### Written instruction
Of the lines listed below, return exactly those that run from the line containing "Write the D3.js code for this chart." through the line containing "19], [-41, 23]];", both included.

■ ■ ■

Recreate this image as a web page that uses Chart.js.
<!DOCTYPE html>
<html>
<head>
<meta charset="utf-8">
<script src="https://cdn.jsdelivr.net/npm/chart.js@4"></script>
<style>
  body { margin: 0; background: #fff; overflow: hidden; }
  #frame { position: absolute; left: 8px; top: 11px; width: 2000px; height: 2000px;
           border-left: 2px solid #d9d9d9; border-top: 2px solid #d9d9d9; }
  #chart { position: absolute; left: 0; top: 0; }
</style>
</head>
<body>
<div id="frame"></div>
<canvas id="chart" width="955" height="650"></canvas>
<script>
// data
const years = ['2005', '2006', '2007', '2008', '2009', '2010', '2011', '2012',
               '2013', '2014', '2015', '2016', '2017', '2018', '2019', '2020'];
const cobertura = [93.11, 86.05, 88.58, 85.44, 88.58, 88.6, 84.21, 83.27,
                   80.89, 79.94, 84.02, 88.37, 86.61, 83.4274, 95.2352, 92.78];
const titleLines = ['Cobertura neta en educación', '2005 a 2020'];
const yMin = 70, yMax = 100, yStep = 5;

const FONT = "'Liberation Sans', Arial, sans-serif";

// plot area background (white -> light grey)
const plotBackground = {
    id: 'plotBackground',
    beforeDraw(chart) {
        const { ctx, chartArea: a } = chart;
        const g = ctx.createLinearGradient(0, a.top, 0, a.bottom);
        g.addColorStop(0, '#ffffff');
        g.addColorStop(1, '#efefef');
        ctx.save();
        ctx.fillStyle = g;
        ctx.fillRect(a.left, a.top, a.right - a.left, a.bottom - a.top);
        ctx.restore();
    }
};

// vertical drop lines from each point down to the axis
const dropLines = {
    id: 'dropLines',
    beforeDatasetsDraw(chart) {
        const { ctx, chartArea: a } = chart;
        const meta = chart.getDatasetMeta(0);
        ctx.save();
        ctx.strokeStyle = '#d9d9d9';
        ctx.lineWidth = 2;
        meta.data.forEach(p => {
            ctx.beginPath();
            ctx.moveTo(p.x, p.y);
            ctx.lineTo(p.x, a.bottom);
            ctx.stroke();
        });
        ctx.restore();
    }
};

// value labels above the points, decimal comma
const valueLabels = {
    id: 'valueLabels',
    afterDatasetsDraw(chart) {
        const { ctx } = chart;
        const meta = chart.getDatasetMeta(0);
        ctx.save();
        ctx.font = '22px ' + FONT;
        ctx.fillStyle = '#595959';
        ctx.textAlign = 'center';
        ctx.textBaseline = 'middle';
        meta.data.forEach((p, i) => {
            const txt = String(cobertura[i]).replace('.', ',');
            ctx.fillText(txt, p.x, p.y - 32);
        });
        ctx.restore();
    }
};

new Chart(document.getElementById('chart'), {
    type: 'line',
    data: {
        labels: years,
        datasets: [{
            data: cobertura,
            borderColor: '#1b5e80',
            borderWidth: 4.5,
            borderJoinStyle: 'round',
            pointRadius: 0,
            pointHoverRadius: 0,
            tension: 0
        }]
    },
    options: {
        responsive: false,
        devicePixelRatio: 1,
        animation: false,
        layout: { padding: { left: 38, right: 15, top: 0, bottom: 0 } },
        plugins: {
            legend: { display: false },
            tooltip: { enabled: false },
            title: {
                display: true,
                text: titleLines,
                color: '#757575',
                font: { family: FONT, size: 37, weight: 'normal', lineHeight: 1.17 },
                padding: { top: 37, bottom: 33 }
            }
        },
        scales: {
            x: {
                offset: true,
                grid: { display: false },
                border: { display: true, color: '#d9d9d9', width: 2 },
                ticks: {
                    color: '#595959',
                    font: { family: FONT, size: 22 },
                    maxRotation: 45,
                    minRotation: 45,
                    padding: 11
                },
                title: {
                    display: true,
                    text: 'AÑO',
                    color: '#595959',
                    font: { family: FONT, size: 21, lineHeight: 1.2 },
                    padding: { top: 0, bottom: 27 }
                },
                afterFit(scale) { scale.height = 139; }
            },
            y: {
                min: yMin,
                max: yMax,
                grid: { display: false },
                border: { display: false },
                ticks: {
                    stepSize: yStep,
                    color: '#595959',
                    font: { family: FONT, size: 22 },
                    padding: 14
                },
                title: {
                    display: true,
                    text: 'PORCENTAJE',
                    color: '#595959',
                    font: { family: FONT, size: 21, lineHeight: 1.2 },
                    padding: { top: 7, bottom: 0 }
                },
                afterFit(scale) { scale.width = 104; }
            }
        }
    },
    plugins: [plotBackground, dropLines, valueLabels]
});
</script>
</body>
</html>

■ ■ ■

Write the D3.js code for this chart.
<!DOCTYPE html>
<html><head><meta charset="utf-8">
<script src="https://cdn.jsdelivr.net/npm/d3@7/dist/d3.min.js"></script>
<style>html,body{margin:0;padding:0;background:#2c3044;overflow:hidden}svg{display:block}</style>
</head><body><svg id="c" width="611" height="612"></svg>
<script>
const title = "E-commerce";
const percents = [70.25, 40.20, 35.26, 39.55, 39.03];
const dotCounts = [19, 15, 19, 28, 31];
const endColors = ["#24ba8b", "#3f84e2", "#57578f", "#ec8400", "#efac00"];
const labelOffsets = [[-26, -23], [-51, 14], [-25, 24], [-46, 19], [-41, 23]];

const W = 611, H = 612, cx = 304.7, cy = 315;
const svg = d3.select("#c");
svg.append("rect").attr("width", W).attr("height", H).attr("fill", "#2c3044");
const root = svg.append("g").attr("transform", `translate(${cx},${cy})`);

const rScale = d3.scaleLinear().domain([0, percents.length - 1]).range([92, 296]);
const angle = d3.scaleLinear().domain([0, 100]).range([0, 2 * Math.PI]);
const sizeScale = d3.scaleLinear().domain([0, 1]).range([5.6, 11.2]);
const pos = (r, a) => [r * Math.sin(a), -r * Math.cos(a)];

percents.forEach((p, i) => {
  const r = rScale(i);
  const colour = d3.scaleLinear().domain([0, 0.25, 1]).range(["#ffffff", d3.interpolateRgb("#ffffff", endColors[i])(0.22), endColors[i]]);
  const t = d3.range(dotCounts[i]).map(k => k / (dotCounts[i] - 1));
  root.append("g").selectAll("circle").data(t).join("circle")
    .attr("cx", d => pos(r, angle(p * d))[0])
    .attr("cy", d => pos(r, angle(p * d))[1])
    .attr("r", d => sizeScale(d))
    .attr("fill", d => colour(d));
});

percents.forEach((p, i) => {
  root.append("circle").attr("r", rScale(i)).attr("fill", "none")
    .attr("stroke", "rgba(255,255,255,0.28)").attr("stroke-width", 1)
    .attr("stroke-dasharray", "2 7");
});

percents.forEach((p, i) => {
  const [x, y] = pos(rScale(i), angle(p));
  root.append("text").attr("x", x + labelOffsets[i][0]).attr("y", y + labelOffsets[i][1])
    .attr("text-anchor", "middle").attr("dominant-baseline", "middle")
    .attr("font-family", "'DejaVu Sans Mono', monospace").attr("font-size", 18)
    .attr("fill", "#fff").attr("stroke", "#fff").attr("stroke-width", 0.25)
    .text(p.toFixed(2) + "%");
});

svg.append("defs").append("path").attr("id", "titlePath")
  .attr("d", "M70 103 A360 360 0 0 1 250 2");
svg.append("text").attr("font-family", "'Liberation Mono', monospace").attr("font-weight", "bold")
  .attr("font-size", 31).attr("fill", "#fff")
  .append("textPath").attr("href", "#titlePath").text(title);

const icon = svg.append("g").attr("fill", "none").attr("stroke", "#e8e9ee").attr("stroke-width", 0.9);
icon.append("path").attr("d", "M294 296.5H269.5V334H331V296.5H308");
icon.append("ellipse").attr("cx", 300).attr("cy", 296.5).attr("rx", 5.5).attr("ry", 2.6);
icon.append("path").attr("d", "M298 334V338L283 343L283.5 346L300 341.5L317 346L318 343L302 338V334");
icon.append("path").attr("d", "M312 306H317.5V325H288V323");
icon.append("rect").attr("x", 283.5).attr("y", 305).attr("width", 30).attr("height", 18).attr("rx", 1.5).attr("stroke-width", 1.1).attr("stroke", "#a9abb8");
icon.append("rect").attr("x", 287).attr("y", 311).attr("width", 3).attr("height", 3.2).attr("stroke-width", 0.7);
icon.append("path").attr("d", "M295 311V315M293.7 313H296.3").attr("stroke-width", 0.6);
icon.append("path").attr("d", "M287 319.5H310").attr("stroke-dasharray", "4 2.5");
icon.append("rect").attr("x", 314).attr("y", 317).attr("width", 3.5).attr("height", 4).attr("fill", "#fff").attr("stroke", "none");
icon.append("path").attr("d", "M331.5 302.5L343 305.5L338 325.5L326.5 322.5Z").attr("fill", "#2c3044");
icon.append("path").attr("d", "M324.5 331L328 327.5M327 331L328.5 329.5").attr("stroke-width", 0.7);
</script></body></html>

■ ■ ■

### The reply
Write the D3.js code for this chart.
<!DOCTYPE html>
<html><head><meta charset="utf-8">
<script src="https://cdn.jsdelivr.net/npm/d3@7/dist/d3.min.js"></script>
<style>html,body{margin:0;padding:0;background:#2c3044;overflow:hidden}svg{display:block}</style>
</head><body><svg id="c" width="611" height="612"></svg>
<script>
const title = "E-commerce";
const percents = [70.25, 40.20, 35.26, 39.55, 39.03];
const dotCounts = [19, 15, 19, 28, 31];
const endColors = ["#24ba8b", "#3f84e2", "#57578f", "#ec8400", "#efac00"];
const labelOffsets = [[-26, -23], [-51, 14], [-25, 24], [-46, 19], [-41, 23]];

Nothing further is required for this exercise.